--- start ---
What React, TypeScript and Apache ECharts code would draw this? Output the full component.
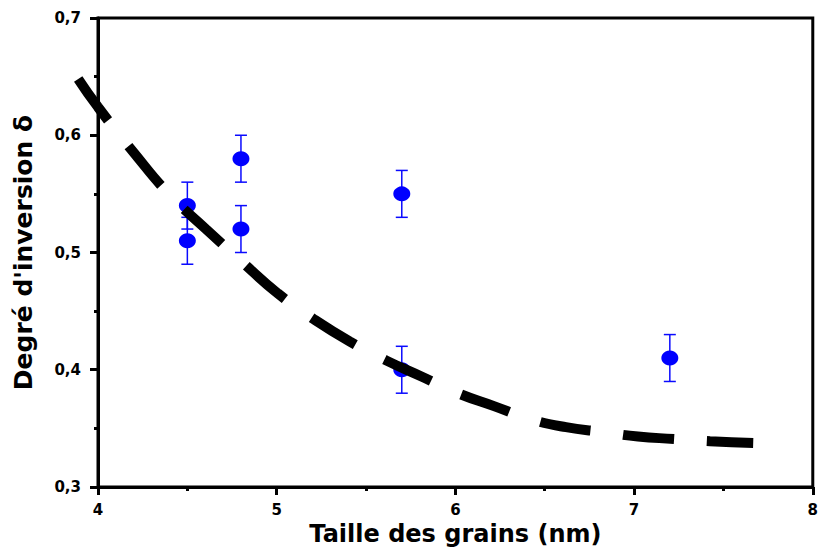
import React, { useEffect, useRef } from "react";
import * as echarts from "echarts";

const grainSize = [4.5, 4.5, 4.8, 4.8, 5.7, 5.7, 7.2];
const inversion = [0.54, 0.51, 0.58, 0.52, 0.55, 0.4, 0.41];
const inversionErr = [0.02, 0.02, 0.02, 0.02, 0.02, 0.02, 0.02];

const fitX = [3.89, 4.0, 4.2, 4.4, 4.6, 4.8, 5.0, 5.2, 5.4, 5.6, 5.8, 6.0, 6.2, 6.4, 6.6, 6.8, 7.0, 7.2, 7.4, 7.64];
const fitY = [0.648, 0.624, 0.585, 0.549, 0.52, 0.492, 0.465, 0.443, 0.424, 0.408, 0.394, 0.38, 0.369, 0.358, 0.351, 0.347, 0.343, 0.341, 0.339, 0.3375];

const xTicks = [4, 5, 6, 7, 8];
const yTicks = [0.3, 0.4, 0.5, 0.6, 0.7];

const FONT = "DejaVu Sans";

export default function App() {
  const ref = useRef<HTMLDivElement>(null);
  useEffect(() => {
    if (!ref.current) return;
    const chart = echarts.init(ref.current, null, { renderer: "svg" });
    const points = grainSize.map((x, i) => [x, inversion[i]]);
    const bars = grainSize.map((x, i) => [x, inversion[i] - inversionErr[i], inversion[i] + inversionErr[i]]);
    const fit = fitX.map((x, i) => [x, fitY[i]]);
    const xMin = xTicks[0];
    const xMax = xTicks[xTicks.length - 1];
    const yMin = yTicks[0];
    const yMax = yTicks[yTicks.length - 1];
    // second (hidden) grid with the same scale, extended 0.2 to the left so the fit is not clipped
    const pxPerUnit = (821 - 98 - 3) / (xMax - xMin);
    chart.setOption({
      animation: false,
      backgroundColor: "#fff",
      grid: [
        {
          left: 98,
          right: 3,
          top: 18,
          bottom: 69,
          show: true,
          borderColor: "#000",
          borderWidth: 3,
          backgroundColor: "transparent",
        },
        { left: 98 - pxPerUnit * 0.2, right: 3, top: 18, bottom: 69, show: false },
      ],
      xAxis: [
        {
          type: "value",
          gridIndex: 0,
          min: xMin,
          max: xMax,
          interval: 1,
          name: "Taille des grains (nm)",
          nameLocation: "middle",
          nameGap: 30,
          nameTextStyle: { fontFamily: FONT, fontWeight: "bold", fontSize: 24, color: "#000" },
          axisLine: { show: true, lineStyle: { color: "#000", width: 3 } },
          axisTick: { show: true, inside: false, length: 8, lineStyle: { color: "#000", width: 3 } },
          minorTick: { show: true, splitNumber: 2, length: 4, lineStyle: { color: "#000", width: 3 } },
          splitLine: { show: false },
          axisLabel: { fontFamily: FONT, fontWeight: "bold", fontSize: 15, color: "#000", margin: 15 },
        },
        { type: "value", gridIndex: 1, min: xMin - 0.2, max: xMax, show: false },
      ],
      yAxis: [
        {
          type: "value",
          gridIndex: 0,
          min: yMin,
          max: yMax,
          interval: 0.1,
          name: "Degré d'inversion δ",
          nameLocation: "middle",
          nameGap: 62,
          nameTextStyle: { fontFamily: FONT, fontWeight: "bold", fontSize: 25, color: "#000" },
          axisLine: { show: true, lineStyle: { color: "#000", width: 3 } },
          axisTick: { show: true, inside: false, length: 8, lineStyle: { color: "#000", width: 3 } },
          minorTick: { show: true, splitNumber: 2, length: 4, lineStyle: { color: "#000", width: 3 } },
          splitLine: { show: false },
          axisLabel: {
            fontFamily: FONT,
            fontWeight: "bold",
            fontSize: 15,
            color: "#000",
            margin: 17,
            formatter: (v: number) => v.toFixed(1).replace(".", ","),
          },
        },
        { type: "value", gridIndex: 1, min: yMin, max: yMax, show: false },
      ],
      series: [
        {
          type: "custom",
          xAxisIndex: 0,
          yAxisIndex: 0,
          z: 2,
          data: bars,
          renderItem: (params: any, api: any) => {
            const x = api.value(0);
            const lo = api.coord([x, api.value(1)]);
            const hi = api.coord([x, api.value(2)]);
            const hw = 6;
            const style = { stroke: "#0a0aff", lineWidth: 1.5 };
            return {
              type: "group",
              children: [
                { type: "line", shape: { x1: lo[0], y1: lo[1], x2: hi[0], y2: hi[1] }, style },
                { type: "line", shape: { x1: lo[0] - hw, y1: lo[1], x2: lo[0] + hw, y2: lo[1] }, style },
                { type: "line", shape: { x1: hi[0] - hw, y1: hi[1], x2: hi[0] + hw, y2: hi[1] }, style },
              ],
            };
          },
        },
        {
          type: "scatter",
          xAxisIndex: 0,
          yAxisIndex: 0,
          z: 3,
          data: points,
          symbol: "circle",
          symbolSize: [17, 15],
          itemStyle: { color: "#0000ff", opacity: 1 },
        },
        {
          type: "line",
          xAxisIndex: 1,
          yAxisIndex: 1,
          z: 5,
          data: fit,
          smooth: true,
          showSymbol: false,
          symbol: "none",
          clip: false,
          lineStyle: { color: "#000", width: 10, type: [51, 33], cap: "butt" },
        },
      ],
    });
    return () => chart.dispose();
  }, []);
  return (
    <div
      ref={ref}
      style={{ position: "fixed", left: 0, top: 0, width: 821, height: 556, background: "#fff" }}
    />
  );
}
--- end ---
■ WORK TO BE COMPLETED: Reproduce all of the data exactly; the pictures do not belong in the copy.

■ ANSWER TO THIS PROBLEM:
What React, TypeScript and Apache ECharts code would draw this? Output the full component.
import React, { useEffect, useRef } from "react";
import * as echarts from "echarts";

const grainSize = [4.5, 4.5, 4.8, 4.8, 5.7, 5.7, 7.2];
const inversion = [0.54, 0.51, 0.58, 0.52, 0.55, 0.4, 0.41];
const inversionErr = [0.02, 0.02, 0.02, 0.02, 0.02, 0.02, 0.02];

const fitX = [3.89, 4.0, 4.2, 4.4, 4.6, 4.8, 5.0, 5.2, 5.4, 5.6, 5.8, 6.0, 6.2, 6.4, 6.6, 6.8, 7.0, 7.2, 7.4, 7.64];
const fitY = [0.648, 0.624, 0.585, 0.549, 0.52, 0.492, 0.465, 0.443, 0.424, 0.408, 0.394, 0.38, 0.369, 0.358, 0.351, 0.347, 0.343, 0.341, 0.339, 0.3375];

const xTicks = [4, 5, 6, 7, 8];
const yTicks = [0.3, 0.4, 0.5, 0.6, 0.7];

const FONT = "DejaVu Sans";

export default function App() {
  const ref = useRef<HTMLDivElement>(null);
  useEffect(() => {
    if (!ref.current) return;
    const chart = echarts.init(ref.current, null, { renderer: "svg" });
    const points = grainSize.map((x, i) => [x, inversion[i]]);
    const bars = grainSize.map((x, i) => [x, inversion[i] - inversionErr[i], inversion[i] + inversionErr[i]]);
    const fit = fitX.map((x, i) => [x, fitY[i]]);
    const xMin = xTicks[0];
    const xMax = xTicks[xTicks.length - 1];
    const yMin = yTicks[0];
    const yMax = yTicks[yTicks.length - 1];
    // second (hidden) grid with the same scale, extended 0.2 to the left so the fit is not clipped
    const pxPerUnit = (821 - 98 - 3) / (xMax - xMin);
    chart.setOption({
      animation: false,
      backgroundColor: "#fff",
      grid: [
        {
          left: 98,
          right: 3,
          top: 18,
          bottom: 69,
          show: true,
          borderColor: "#000",
          borderWidth: 3,
          backgroundColor: "transparent",
        },
        { left: 98 - pxPerUnit * 0.2, right: 3, top: 18, bottom: 69, show: false },
      ],
      xAxis: [
        {
          type: "value",
          gridIndex: 0,
          min: xMin,
          max: xMax,
          interval: 1,
          name: "Taille des grains (nm)",
          nameLocation: "middle",
          nameGap: 30,
          nameTextStyle: { fontFamily: FONT, fontWeight: "bold", fontSize: 24, color: "#000" },
          axisLine: { show: true, lineStyle: { color: "#000", width: 3 } },
          axisTick: { show: true, inside: false, length: 8, lineStyle: { color: "#000", width: 3 } },
          minorTick: { show: true, splitNumber: 2, length: 4, lineStyle: { color: "#000", width: 3 } },
          splitLine: { show: false },
          axisLabel: { fontFamily: FONT, fontWeight: "bold", fontSize: 15, color: "#000", margin: 15 },
        },
        { type: "value", gridIndex: 1, min: xMin - 0.2, max: xMax, show: false },
      ],
      yAxis: [
        {
          type: "value",
          gridIndex: 0,
          min: yMin,
          max: yMax,
          interval: 0.1,
          name: "Degré d'inversion δ",
          nameLocation: "middle",
          nameGap: 62,
          nameTextStyle: { fontFamily: FONT, fontWeight: "bold", fontSize: 25, color: "#000" },
          axisLine: { show: true, lineStyle: { color: "#000", width: 3 } },
          axisTick: { show: true, inside: false, length: 8, lineStyle: { color: "#000", width: 3 } },
          minorTick: { show: true, splitNumber: 2, length: 4, lineStyle: { color: "#000", width: 3 } },
          splitLine: { show: false },
          axisLabel: {
            fontFamily: FONT,
            fontWeight: "bold",
            fontSize: 15,
            color: "#000",
            margin: 17,
            formatter: (v: number) => v.toFixed(1).replace(".", ","),
          },
        },
        { type: "value", gridIndex: 1, min: yMin, max: yMax, show: false },
      ],
      series: [
        {
          type: "custom",
          xAxisIndex: 0,
          yAxisIndex: 0,
          z: 2,
          data: bars,
          renderItem: (params: any, api: any) => {
            const x = api.value(0);
            const lo = api.coord([x, api.value(1)]);
            const hi = api.coord([x, api.value(2)]);
            const hw = 6;
            const style = { stroke: "#0a0aff", lineWidth: 1.5 };
            return {
              type: "group",
              children: [
                { type: "line", shape: { x1: lo[0], y1: lo[1], x2: hi[0], y2: hi[1] }, style },
                { type: "line", shape: { x1: lo[0] - hw, y1: lo[1], x2: lo[0] + hw, y2: lo[1] }, style },
                { type: "line", shape: { x1: hi[0] - hw, y1: hi[1], x2: hi[0] + hw, y2: hi[1] }, style },
              ],
            };
          },
        },
        {
          type: "scatter",
          xAxisIndex: 0,
          yAxisIndex: 0,
          z: 3,
          data: points,
          symbol: "circle",
          symbolSize: [17, 15],
          itemStyle: { color: "#0000ff", opacity: 1 },
        },
        {
          type: "line",
          xAxisIndex: 1,
          yAxisIndex: 1,
          z: 5,
          data: fit,
          smooth: true,
          showSymbol: false,
          symbol: "none",
          clip: false,
          lineStyle: { color: "#000", width: 10, type: [51, 33], cap: "butt" },
        },
      ],
    });
    return () => chart.dispose();
  }, []);
  return (
    <div
      ref={ref}
      style={{ position: "fixed", left: 0, top: 0, width: 821, height: 556, background: "#fff" }}
    />
  );
}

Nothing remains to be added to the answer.